*Task goal*. Nothing but the lines from the top of the data to the line holding "0.313, 0, 0];" should be printed, word for word and both ends included; leave the pictures out.

*Given material*.

+ + + + + + +

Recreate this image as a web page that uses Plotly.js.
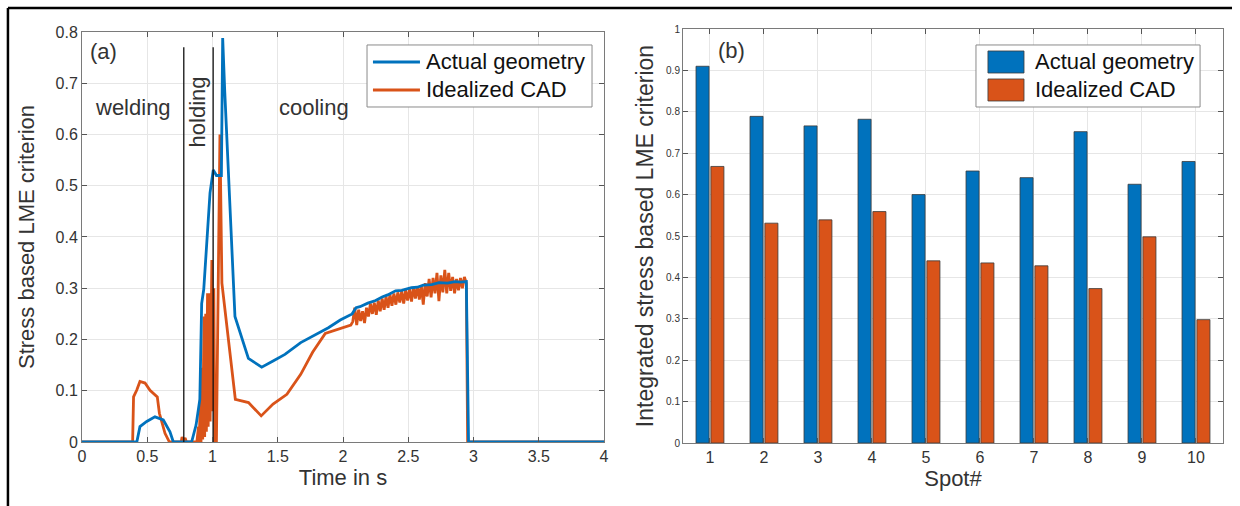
<!DOCTYPE html>
<html><head><meta charset="utf-8">
<script src="https://cdn.plot.ly/plotly-3.0.1.min.js"></script>
<style>html,body{margin:0;padding:0;background:#fff}#chart{width:1240px;height:506px}</style>
</head><body><div id="chart"></div>
<script>
// ---- Panel (a): time series ----
const actualTime = [0, 0.42, 0.444, 0.496, 0.559, 0.58, 0.623, 0.674, 0.70, 0.84, 0.874, 0.903, 0.917, 0.933, 0.981, 1.006, 1.03, 1.068, 1.078, 1.094, 1.172, 1.275, 1.377, 1.464, 1.555, 1.676, 1.767, 1.888, 1.979, 2.07, 2.10, 2.13, 2.19, 2.25, 2.30, 2.342, 2.403, 2.45, 2.524, 2.57, 2.615, 2.68, 2.736, 2.80, 2.858, 2.90, 2.945, 2.962, 4];
const actualValue = [0, 0, 0.03, 0.04, 0.049, 0.047, 0.043, 0.02, 0, 0, 0.033, 0.083, 0.27, 0.298, 0.486, 0.531, 0.52, 0.52, 0.788, 0.683, 0.245, 0.163, 0.146, 0.158, 0.171, 0.194, 0.206, 0.223, 0.238, 0.25, 0.262, 0.264, 0.271, 0.276, 0.283, 0.287, 0.295, 0.296, 0.301, 0.302, 0.306, 0.307, 0.311, 0.310, 0.313, 0.312, 0.313, 0, 0];

const cadTime = [0, 0.388, 0.395, 0.419, 0.444, 0.483, 0.521, 0.577, 0.593, 0.636, 0.67, 0.76, 0.767, 0.775, 0.79, 0.80, 0.81, 0.88,
  0.893, 0.898, 0.907, 0.912, 0.92, 0.925, 0.935, 0.94, 0.948, 0.953, 0.962, 0.967, 0.977, 0.982, 0.995, 1.002, 1.01, 1.018, 1.03,
  1.057, 1.072, 1.175, 1.276, 1.373, 1.464, 1.57, 1.676, 1.767, 1.864, 1.964, 2.06,
  2.075, 2.09, 2.105, 2.12, 2.135, 2.15, 2.165, 2.18, 2.195, 2.21, 2.225, 2.24, 2.255, 2.27, 2.285, 2.30, 2.315, 2.33, 2.345, 2.36,
  2.375, 2.39, 2.405, 2.42, 2.435, 2.45, 2.465, 2.48, 2.495, 2.51, 2.525, 2.54, 2.555, 2.57, 2.585, 2.60, 2.615, 2.63, 2.645, 2.66,
  2.675, 2.69, 2.705, 2.72, 2.735, 2.75, 2.765, 2.78, 2.795, 2.81, 2.825, 2.84, 2.855, 2.87, 2.885, 2.90, 2.915, 2.93, 2.945, 2.955, 4];
const cadValue = [0, 0, 0.088, 0.101, 0.118, 0.115, 0.101, 0.088, 0.056, 0.017, 0, 0, 0.01, 0.002, 0.008, 0, 0, 0,
  0.03, 0, 0.085, 0, 0.145, 0.005, 0.245, 0.01, 0.25, 0.02, 0.29, 0.03, 0.29, 0.04, 0.355, 0.06, 0.30, 0, 0,
  0.60, 0.31, 0.083, 0.077, 0.051, 0.074, 0.093, 0.132, 0.175, 0.212, 0.22, 0.228,
  0.235, 0.262, 0.228, 0.258, 0.236, 0.255, 0.232, 0.262, 0.245, 0.27, 0.25, 0.272, 0.248, 0.276, 0.255, 0.28, 0.258, 0.284, 0.262, 0.288,
  0.266, 0.29, 0.268, 0.292, 0.272, 0.294, 0.27, 0.296, 0.276, 0.298, 0.274, 0.302, 0.28, 0.304, 0.278, 0.306, 0.268, 0.31, 0.284, 0.318,
  0.282, 0.32, 0.29, 0.33, 0.275, 0.325, 0.292, 0.336, 0.29, 0.33, 0.295, 0.322, 0.29, 0.318, 0.296, 0.32, 0.30, 0.322, 0.31, 0, 0];

const phaseLineTimes = [0.78, 1.005];
const phaseLineTop = 0.77;
const phaseLabels = ['welding', 'holding', 'cooling'];
const phaseLabelTimes = [0.387, 0.885, 1.774];
const phaseLabelValues = [0.652, 0.644, 0.652];

// ---- Panel (b): integrated criterion per spot ----
const spots = [1, 2, 3, 4, 5, 6, 7, 8, 9, 10];
const spotActual = [0.910, 0.789, 0.766, 0.782, 0.600, 0.657, 0.641, 0.752, 0.625, 0.680];
const spotCAD = [0.668, 0.531, 0.539, 0.559, 0.440, 0.435, 0.428, 0.373, 0.498, 0.298];
const seriesNames = ['Actual geometry', 'Idealized CAD'];

const BLUE = '#0072BD', ORANGE = '#D95319';
const FONT = 'Liberation Sans, Arial, Helvetica, sans-serif';
const TXT = '#333333';

const phaseX = [], phaseY = [];
phaseLineTimes.forEach(t => { phaseX.push(t, t, null); phaseY.push(0, phaseLineTop, null); });

const traces = [
  {x: cadTime, y: cadValue, type: 'scatter', mode: 'lines', name: seriesNames[1], showlegend: false,
   line: {color: ORANGE, width: 2.8}, xaxis: 'x', yaxis: 'y'},
  {x: actualTime, y: actualValue, type: 'scatter', mode: 'lines', name: seriesNames[0], showlegend: false,
   line: {color: BLUE, width: 2.8}, xaxis: 'x', yaxis: 'y'},
  {x: phaseX, y: phaseY, type: 'scatter', mode: 'lines', showlegend: false, hoverinfo: 'skip',
   line: {color: '#111', width: 1.3}, xaxis: 'x', yaxis: 'y'},
  {x: spots, y: spotActual, type: 'bar', name: seriesNames[0], showlegend: false,
   marker: {color: BLUE, line: {color: '#3a3a3a', width: 0.8}}, xaxis: 'x2', yaxis: 'y2'},
  {x: spots, y: spotCAD, type: 'bar', name: seriesNames[1], showlegend: false,
   marker: {color: ORANGE, line: {color: '#3a3a3a', width: 0.8}}, xaxis: 'x2', yaxis: 'y2'}
];

const axisCommon = {
  ticks: 'inside', ticklen: 5, tickcolor: '#555', tickwidth: 1,
  showline: true, linecolor: '#7a7a7a', linewidth: 1, mirror: 'ticks',
  showgrid: true, gridcolor: '#e6e6e6', gridwidth: 1, zeroline: false,
  automargin: false, tickfont: {family: FONT, size: 16, color: TXT}
};

const annotations = [
  {text: '(a)', x: 0.046, y: 0.761, xref: 'x', yref: 'y', xanchor: 'left', yanchor: 'middle', showarrow: false,
   font: {family: FONT, size: 22, color: TXT}},
  {text: '(b)', x: 1.11, y: 0.949, xref: 'x2', yref: 'y2', xanchor: 'left', yanchor: 'middle', showarrow: false,
   font: {family: FONT, size: 22, color: TXT}}
];
phaseLabels.forEach((s, i) => annotations.push({
  text: s, x: phaseLabelTimes[i], y: phaseLabelValues[i], xref: 'x', yref: 'y', showarrow: false,
  textangle: i === 1 ? -90 : 0, font: {family: FONT, size: 22, color: TXT}
}));

// legends (drawn in paper coordinates): panel (a) lines, panel (b) bars
const legY = [0.9203, 0.8527];
const legBoxes = [[0.2498, 0.4470], [0.7835, 0.9799]];
const legTextX = [0.2997, 0.8335];
legTextX.forEach(tx => seriesNames.forEach((s, i) => annotations.push({
  text: s, x: tx, y: legY[i], xref: 'paper', yref: 'paper', xanchor: 'left', yanchor: 'middle',
  showarrow: false, font: {family: FONT, size: 22, color: '#111'}
})));

const seriesColors = [BLUE, ORANGE];
const shapes = [
  // outer frame
  {type: 'line', xref: 'paper', yref: 'paper', x0: -0.0649, x1: 1.0079, y0: 1.0507, y1: 1.0507, line: {color: '#000', width: 2.5}},
  {type: 'line', xref: 'paper', yref: 'paper', x0: -0.0649, x1: -0.0649, y0: 1.0507, y1: -0.16, line: {color: '#000', width: 2.5}}
];
legBoxes.forEach(b => shapes.push({type: 'rect', xref: 'paper', yref: 'paper', x0: b[0], x1: b[1], y0: 0.8116, y1: 0.9614,
  line: {color: '#8a8a8a', width: 1}, fillcolor: '#ffffff', layer: 'above'}));
seriesColors.forEach((c, i) => {
  shapes.push({type: 'line', xref: 'paper', yref: 'paper', x0: 0.2550, x1: 0.2962, y0: legY[i], y1: legY[i],
    line: {color: c, width: 2.8}, layer: 'above'});
  shapes.push({type: 'rect', xref: 'paper', yref: 'paper', x0: 0.794, x1: 0.8256,
    y0: legY[i] - 0.0266, y1: legY[i] + 0.0266, line: {color: '#3a3a3a', width: 0.8}, fillcolor: c, layer: 'above'});
});

const layout = {
  width: 1240, height: 506,
  margin: {l: 82, r: 17, t: 29, b: 63, pad: 0},
  paper_bgcolor: '#fff', plot_bgcolor: '#fff',
  font: {family: FONT, color: TXT},
  showlegend: false,
  barmode: 'group', bargap: 0.45, bargroupgap: 0.12,
  xaxis: Object.assign({}, axisCommon, {domain: [0, 0.4575], range: [0, 4], dtick: 0.5, tick0: 0, anchor: 'y',
    title: {text: 'Time in s', font: {family: FONT, size: 22, color: TXT}, standoff: 4}}),
  yaxis: Object.assign({}, axisCommon, {domain: [0.0024, 0.9928], range: [0, 0.8], dtick: 0.1, tick0: 0, anchor: 'x',
    title: {text: 'Stress based LME criterion', font: {family: FONT, size: 22, color: TXT}, standoff: 14}}),
  xaxis2: Object.assign({}, axisCommon, {domain: [0.5267, 1], range: [0.5, 10.5], tickvals: spots, anchor: 'y2',
    title: {text: 'Spot#', font: {family: FONT, size: 22, color: TXT}, standoff: 4}}),
  yaxis2: Object.assign({}, axisCommon, {domain: [0, 1], range: [0, 1], dtick: 0.1, tick0: 0, anchor: 'x2',
    tickfont: {family: FONT, size: 10, color: TXT},
    title: {text: 'Integrated stress based LME criterion', font: {family: FONT, size: 23, color: TXT}, standoff: 6}}),
  annotations: annotations,
  shapes: shapes
};

Plotly.newPlot('chart', traces, layout, {displayModeBar: false, staticPlot: true});
</script>
</body></html>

+ + + + + + +

*Exercise result*.
Recreate this image as a web page that uses Plotly.js.
<!DOCTYPE html>
<html><head><meta charset="utf-8">
<script src="https://cdn.plot.ly/plotly-3.0.1.min.js"></script>
<style>html,body{margin:0;padding:0;background:#fff}#chart{width:1240px;height:506px}</style>
</head><body><div id="chart"></div>
<script>
// ---- Panel (a): time series ----
const actualTime = [0, 0.42, 0.444, 0.496, 0.559, 0.58, 0.623, 0.674, 0.70, 0.84, 0.874, 0.903, 0.917, 0.933, 0.981, 1.006, 1.03, 1.068, 1.078, 1.094, 1.172, 1.275, 1.377, 1.464, 1.555, 1.676, 1.767, 1.888, 1.979, 2.07, 2.10, 2.13, 2.19, 2.25, 2.30, 2.342, 2.403, 2.45, 2.524, 2.57, 2.615, 2.68, 2.736, 2.80, 2.858, 2.90, 2.945, 2.962, 4];
const actualValue = [0, 0, 0.03, 0.04, 0.049, 0.047, 0.043, 0.02, 0, 0, 0.033, 0.083, 0.27, 0.298, 0.486, 0.531, 0.52, 0.52, 0.788, 0.683, 0.245, 0.163, 0.146, 0.158, 0.171, 0.194, 0.206, 0.223, 0.238, 0.25, 0.262, 0.264, 0.271, 0.276, 0.283, 0.287, 0.295, 0.296, 0.301, 0.302, 0.306, 0.307, 0.311, 0.310, 0.313, 0.312, 0.313, 0, 0];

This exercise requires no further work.